Also see Sharon's review of Tender

Playwright Julie Shimer has a wonderful talent for writing what people say when they don't know what to say. Watch what happens in The Home when protagonist Regina, a seventeen-year-old pregnant girl in 1956, talks with her boyfriend the night before she leaves for a Catholic home for unwed pregnant girls. Regina and her boyfriend are young people who have gotten in way over their heads, and they don't have the maturity to tell each other what needs to be said. Shimer writes their scene entirely in subtext; we know everything we need to know by how they say the meaningless things they say instead of the important things they should.

The Home
Rachel Seiferth, Jodi Aaron,
Martine Hughes & Jenny Aaron

Actress Rachel Seiferth, under the solid direction of Ann Partrich, plays Shimer's lead beautifully. Watch the way she stands up straight, like the good country girl she is, when she says "Yes, Ma'am" to her mother. Watch the way her feet twist uncomfortably in her saddle shoes when she's feeling out of place, or she rocks up to her toes when feeling eager. Watch the way her big, expressive eyes light up when she holds the unplanned-for babies in the nursery. Seiferth's performance works perfectly with Shimer's playwriting - she plays every moment honestly; every word, every pause, every thought, and every reaction plays completely true. It is what theatre is all about.

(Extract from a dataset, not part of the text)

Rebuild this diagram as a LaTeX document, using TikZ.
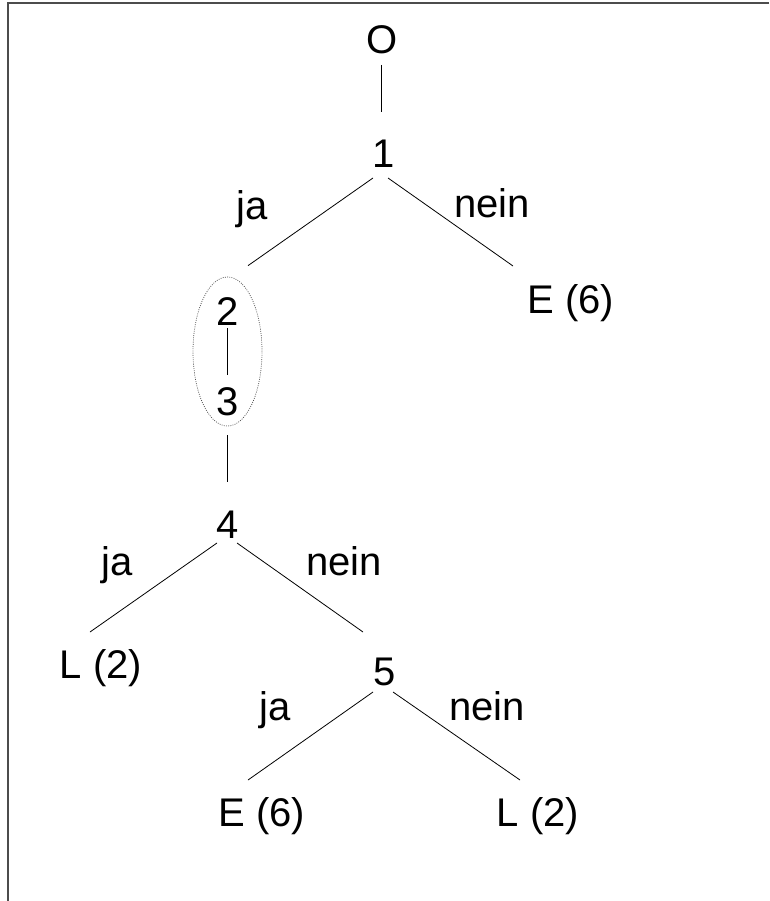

And then this fine, precision dramatic work finds itself in ... The Facts of Life. OK, it's a 1956, Catholic, pregnant Facts of Life, but that doesn't change the fact that the bulk of Julie Shimer's The Home is most reminiscent of the 1980s TV series. Because when Regina finds herself on the doorstep of the home for unwed mothers, she is greeted by a group of girls who are not sedate, introspective girls reflecting on their pasts and struggling to come to terms with their futures. Instead, the girls are normal seventeen-year-olds, with an edge of rule-breaking to them. (Any Catholic girl who found herself unmarried and pregnant in 1956 can't have been a real firm believer in following rules.) Unburdened by the thoughts of raising their children - they all naturally assume they will give the babies up for adoption - they're simply waiting out their pregnancies by laughing together, playing cards, sneaking out, secretly smoking cigarettes, and playing tricks on the nuns who run the place. Within a short time of her arrival, once she gets past her "hick" image, Regina becomes one of them, and the bulk of the play is devoted to their girlish interactions.

It's somewhat disappointing that a play that was shaping up to be a wonderful drama turns itself into a glorified sitcom; even more so when the girls learn Important Lessons about how the nuns' rules are really imposed for Their Own Good. But what's worse is the crisp writing and performing that was so present in Regina's earlier scenes gives way to something which - although still quite good - is just a touch sloppier. The other girls' characters are not very well-defined; their costumes change every scene and it is sometimes difficult to tell which one was carrying which personality traits. The nuns (who are all dressed alike) are also poorly defined, and they have a goofy little running gag that doesn't really fit with their characters.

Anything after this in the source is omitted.